[BEGIN GIVEN MATERIAL]
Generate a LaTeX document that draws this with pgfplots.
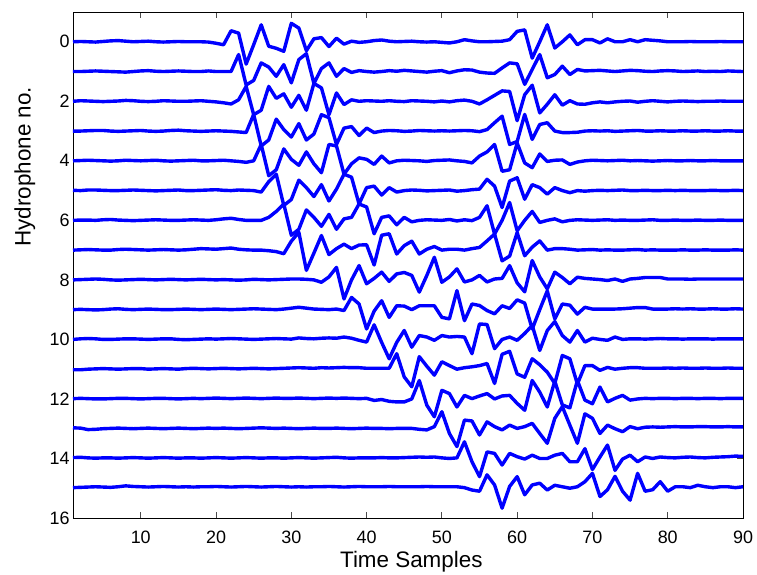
\documentclass[border=0pt]{standalone}
\usepackage{fontspec}
\setmainfont{Liberation Sans}
\usepackage{pgfplots}
\usepackage{pgfplotstable}
\pgfplotsset{compat=1.18}
\definecolor{mblue}{rgb}{0,0,1}
\pgfplotsset{trace/.style={mblue, line width=3.4bp, line join=round, mark=none}}

% one line per hydrophone (0..15), 90 time samples each; value = upward deflection
\pgfplotstableread[header=false]{
0 .01 0 -.01 .01 .03 .04 .02 0 .01 .02 0 -.01 0 .01 0 0 0 -.01 -.05 -.1 .37 .29 -.75 -.1 .57 -.15 -.22 -.32 .62 .46 -.3 .1 .14 -.16 .12 -.08 .02 -.02 0 .04 .06 .02 0 .01 .02 0 -.01 0 -.02 -.04 0 .07 .03 0 0 .01 .02 .07 .35 .4 -.55 0 .57 -.21 0 .23 -.1 .07 .07 -.04 .1 0 0 .07 0 .07 .05 .03 0 0 0 .01 0 0 0 .01 0 0 0
0 0 .01 .02 .01 0 -.01 -.02 0 .02 .03 .01 0 .01 .02 .01 0 0 .02 0 0 0 .57 -.45 -.3 .29 .15 -.16 .23 -.38 .4 .6 -.4 .1 .29 -.16 .1 -.03 .03 0 -.02 0 .03 .01 .04 .02 0 -.02 .01 .03 -.04 .02 .06 .05 -.02 -.05 -.06 .12 .29 .26 -.43 .07 .57 -.21 -.1 .18 -.1 .07 .02 .03 .04 .02 0 .02 .04 .03 .01 0 .02 .03 .02 0 .01 .02 0 .01 0 .02 .01 0
0 .02 .01 0 -.01 0 .01 .03 .02 0 -.01 0 .02 .01 0 0 .01 .02 0 -.02 -.05 -.09 .05 .5 -.45 -.3 .5 .1 .25 -.2 .2 -.3 .6 .45 -.45 .28 -.11 .05 0 .02 .01 0 .02 0 -.01 .02 .01 0 -.02 .01 -.02 .02 .04 0 -.09 .05 .2 .35 .33 -.65 .22 .54 -.39 -.1 .22 -.13 .02 -.09 -.1 -.05 -.02 -.05 -.02 0 .01 -.03 0 .02 0 -.02 0 .01 0 -.01 0 0 .01 0 0 0
0 0 .01 .02 .02 0 -.01 0 .01 .02 0 -.01 0 .02 .03 .01 0 -.01 0 .01 0 -.01 -.03 -.05 .56 -.5 -.3 .4 .05 -.2 .25 -.3 -.1 .55 .45 -.45 .1 .15 -.15 .1 -.05 0 .02 .01 -.01 0 .02 .01 0 .01 0 .01 .02 .01 -.02 .05 .28 .5 -.45 -.35 .56 -.28 .22 .28 0 -.05 -.05 -.04 0 .01 0 .01 -.01 0 .01 .02 0 0 .01 0 0 .01 0 0 .01 0 0 .01 0 0
0 .01 .02 .01 0 -.01 0 .02 .01 0 .01 .02 0 -.01 0 .01 .02 0 0 .01 .02 0 -.02 -.05 0 .55 -.5 -.3 .4 .05 -.15 .3 -.1 -.4 .55 .5 -.45 -.1 .1 .05 -.12 .16 -.07 0 .02 .01 0 -.02 .01 .02 .03 0 -.02 -.07 .16 .3 .55 -.35 -.3 .6 -.07 -.23 .23 -.02 .02 .03 -.12 -.04 0 .02 .01 0 .01 .02 0 .01 0 -.01 0 .01 0 0 .01 0 0 .01 0 0 0 0
.01 0 .02 .02 .01 0 0 .01 .02 .01 0 -.01 0 .01 .02 0 0 .01 .02 .03 .01 0 .02 .01 0 -.05 .3 .55 -.5 -.3 .35 .1 -.2 .2 -.35 .05 .55 .45 -.45 .1 .15 -.15 .1 -.05 0 .02 .01 -.01 0 .01 .02 -.02 0 .03 .05 .38 .15 -.57 .32 .43 -.29 .2 .1 -.12 .1 0 -.07 0 -.02 0 .01 0 .01 .02 0 0 .01 0 0 .01 0 .01 0 0 0 .01 0 0 .01 0
0 .01 .01 0 .02 .03 .01 0 -.01 0 .01 .02 .01 0 0 .01 .02 .01 0 .02 .05 .07 .03 0 0 0 .1 .3 .55 -.5 -.3 .35 .1 -.2 .2 -.3 .05 .1 .55 .45 -.45 .1 .15 -.15 .1 -.05 0 .02 .01 0 .03 -.02 .02 -.01 .1 .49 -.46 0 .6 -.35 0 .3 -.07 0 .05 -.05 0 .02 .01 0 .01 .02 0 .01 0 0 .01 .02 0 0 .01 0 0 .01 0 0 .01 0 0 0
0 .01 .02 .01 0 0 .02 .03 .02 .01 0 .01 .02 .01 0 .01 .03 .05 .04 .03 .05 .07 .03 .01 0 0 -.02 -.05 -.12 .3 .6 -.68 -.1 .49 -.15 .05 .2 .05 .17 .18 -.5 .5 .55 -.13 .15 .3 -.13 .03 .12 0 .03 .03 0 .05 .09 .31 .54 -.36 -.2 .59 -.19 .1 .31 0 .05 .05 .03 0 .01 .02 0 .01 0 0 .01 .02 0 .01 0 0 0 .01 0 0 .01 0 0 0 .01 0
0 .01 .02 .03 .02 0 -.01 0 .01 .02 .01 0 .01 .02 .01 0 .01 .02 .01 0 .01 0 -.01 0 .02 .01 0 .01 .02 .03 .03 .02 0 -.08 .1 .42 -.64 0 .48 -.13 .05 .26 -.05 .2 .25 .15 -.41 .15 .76 -.08 .1 .37 -.07 0 .15 -.07 .03 .05 .48 -.1 -.4 .65 .1 -.3 .26 .08 -.13 .09 .05 .03 .01 -.02 .03 -.05 .03 .05 .08 .08 .08 .03 .03 .03 .02 .03 .03 .03 .03 .03 .03 .03
0 .01 0 -.01 0 .02 .03 .01 0 .01 .02 .01 0 0 .01 .02 .01 0 .01 .02 .01 0 .01 .02 .03 .02 .01 0 .02 .05 .08 .05 .02 .01 0 .02 -.03 .41 .19 -.65 -.05 .3 -.26 .13 .12 0 .13 .13 .13 -.26 -.31 .64 -.37 .19 .14 -.03 -.14 .13 .04 .33 .22 -.65 0 .63 -.31 .19 .15 -.15 .08 .02 .02 .02 .02 .03 .05 .07 .07 .02 .02 .02 .03 .02 .03 .02 .02 .03 .02 .02 .03 .02
0 .02 .03 .02 0 0 .01 .02 .02 .01 0 .01 .02 .02 0 -.01 0 .01 .02 .01 .02 .03 .02 .01 0 .01 .02 .03 .02 .01 .05 .03 .02 .04 .05 .04 .08 .04 -.03 -.09 .49 -.1 -.65 -.1 .3 -.26 .13 .08 -.03 .13 .08 .1 .08 -.48 .52 .5 -.31 0 .08 -.03 .2 .47 -.37 .3 .6 .13 -.09 .3 -.09 .04 0 -.03 .08 0 .02 .02 .01 .02 .03 .02 .02 .01 .02 .02 .02 .01 .02 .02 .02 .02
-.02 -.02 0 .01 .02 .01 0 .01 .02 .02 0 .01 .02 .01 0 .02 .03 .02 .01 .02 .03 .02 .01 .02 .03 .02 .01 .02 .03 .04 .05 .04 .03 .05 .04 .05 .06 .05 .05 .03 .03 .03 .03 .52 -.26 -.59 .42 .1 -.2 .25 .12 0 .05 .08 .12 .19 -.48 .5 .6 -.16 -.27 .35 .15 -.1 -.48 .46 .35 -.5 .12 .12 -.04 .06 0 .03 .05 .05 .03 .03 .03 .04 .03 .04 .03 .03 .04 .03 .03 .04 .03 .03
.01 .02 .01 0 0 .01 .02 .02 .01 0 .01 .02 .02 .01 0 .01 .02 .01 .02 .03 .02 .01 .02 .03 .02 .01 .02 .03 .02 .02 .03 .02 .01 .02 .03 .02 .03 .02 .01 .02 -.05 -.02 -.08 -.1 -.1 0 .62 -.21 -.6 .29 .18 -.27 .12 .01 .1 .18 0 .1 .12 -.15 -.38 .62 .23 -.27 .6 -.2 -.3 .62 -.04 -.16 .4 -.1 .02 .12 -.04 0 .02 .01 .02 .02 .01 .02 .02 .01 .02 .02 .01 .02 .02 .02
.03 .02 -.03 -.02 0 .01 .02 .01 0 .01 .02 .01 0 .01 .02 .01 0 .01 .02 .01 .02 .01 0 .01 .02 .03 .02 .01 .02 .01 0 .01 .02 .01 .01 .02 .01 0 .01 .02 .01 .01 0 .01 .01 .01 -.02 -.04 .07 .57 -.16 -.6 .29 .26 -.21 .23 .07 -.04 .12 .01 .07 .18 -.16 -.49 .35 .74 .12 -.49 .5 .35 -.16 .12 0 -.1 .07 0 .05 .06 .05 .06 .07 .06 .06 .07 .07 .06 .06 .07 .06 .06
.03 .04 .02 .01 .02 .02 .01 .02 .03 .02 .01 .02 .03 .02 .01 .02 .02 .01 .02 .03 .02 .01 .02 .03 .02 .01 .02 .02 .01 .02 .03 .02 .01 .02 .03 .04 .02 .01 .02 .02 .02 .03 .02 .02 .03 .04 .05 .04 .05 .02 0 .02 .56 -.11 -.61 .22 .17 -.22 .17 .06 -.02 .11 0 0 .11 .17 -.11 -.11 .33 -.37 .05 .45 -.4 -.02 .11 -.11 .05 0 .05 .03 .02 .04 .05 .03 .02 .04 .05 .06 .08 .07
.02 .03 .04 .05 .04 .03 .05 .08 .06 .05 .04 .05 .06 .05 .04 .05 .04 .05 .05 .06 .05 .04 .05 .06 .05 .04 .05 .06 .05 .04 .05 .04 .05 .05 .06 .05 .04 .05 .06 .05 .05 .05 .06 .05 .05 .05 .05 .06 .05 .05 .05 .05 .02 -.06 -.1 .45 .11 -.67 .06 .39 -.22 .11 .17 -.06 .1 .05 0 .05 .22 .5 -.28 -.05 .4 -.1 -.4 .5 -.1 -.05 .22 -.1 .05 .05 .02 .1 .05 .02 .05 .05 .02 .05
}\raw
\pgfplotstabletranspose{\data}{\raw}

\begin{document}
\begin{tikzpicture}
\begin{axis}[
  scale only axis, width=670bp, height=506bp,
  xmin=1, xmax=90, ymin=-1, ymax=16, y dir=reverse,
  xtick={10,20,...,90}, ytick={0,2,...,16},
  tick align=inside, major tick length=6bp,
  axis line style={black, line width=0.8bp},
  every tick/.style={black!70, line width=0.8bp},
  /pgf/number format/assume math mode=true,
  tick label style={font=\fontsize{18}{20}\selectfont},
  label style={font=\fontsize{22.5}{26}\selectfont},
  xlabel={Time Samples}, ylabel={Hydrophone no.},
  ylabel style={at={(axis description cs:-0.072,0.694)}, anchor=center},
  xlabel style={at={(axis description cs:0.505,0)}, anchor=base, yshift=-49bp},
  xticklabel style={anchor=base, yshift=-25bp},
]
\addplot[trace] table[x expr=\coordindex+1, y expr={0-\thisrowno{1}}]{\data};
\addplot[trace] table[x expr=\coordindex+1, y expr={1-\thisrowno{2}}]{\data};
\addplot[trace] table[x expr=\coordindex+1, y expr={2-\thisrowno{3}}]{\data};
\addplot[trace] table[x expr=\coordindex+1, y expr={3-\thisrowno{4}}]{\data};
\addplot[trace] table[x expr=\coordindex+1, y expr={4-\thisrowno{5}}]{\data};
\addplot[trace] table[x expr=\coordindex+1, y expr={5-\thisrowno{6}}]{\data};
\addplot[trace] table[x expr=\coordindex+1, y expr={6-\thisrowno{7}}]{\data};
\addplot[trace] table[x expr=\coordindex+1, y expr={7-\thisrowno{8}}]{\data};
\addplot[trace] table[x expr=\coordindex+1, y expr={8-\thisrowno{9}}]{\data};
\addplot[trace] table[x expr=\coordindex+1, y expr={9-\thisrowno{10}}]{\data};
\addplot[trace] table[x expr=\coordindex+1, y expr={10-\thisrowno{11}}]{\data};
\addplot[trace] table[x expr=\coordindex+1, y expr={11-\thisrowno{12}}]{\data};
\addplot[trace] table[x expr=\coordindex+1, y expr={12-\thisrowno{13}}]{\data};
\addplot[trace] table[x expr=\coordindex+1, y expr={13-\thisrowno{14}}]{\data};
\addplot[trace] table[x expr=\coordindex+1, y expr={14-\thisrowno{15}}]{\data};
\addplot[trace] table[x expr=\coordindex+1, y expr={15-\thisrowno{16}}]{\data};
\coordinate (bl) at (axis description cs:0,0);
\coordinate (tr) at (axis description cs:1,1);
\end{axis}
\path ([shift={(-73bp,-57bp)}]bl) rectangle ([shift={(14bp,12bp)}]tr);
\end{tikzpicture}
\end{document}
[END GIVEN MATERIAL]
> **PROBLEM TO SOLVE**: Repeat only what lies between the start of the data and the end of the line containing "line width=3.4bp, line", exactly, with pictures left out.

> **THE RESPONSE**:
Generate a LaTeX document that draws this with pgfplots.
\documentclass[border=0pt]{standalone}
\usepackage{fontspec}
\setmainfont{Liberation Sans}
\usepackage{pgfplots}
\usepackage{pgfplotstable}
\pgfplotsset{compat=1.18}
\definecolor{mblue}{rgb}{0,0,1}
\pgfplotsset{trace/.style={mblue, line width=3.4bp, line join=round, mark=none}}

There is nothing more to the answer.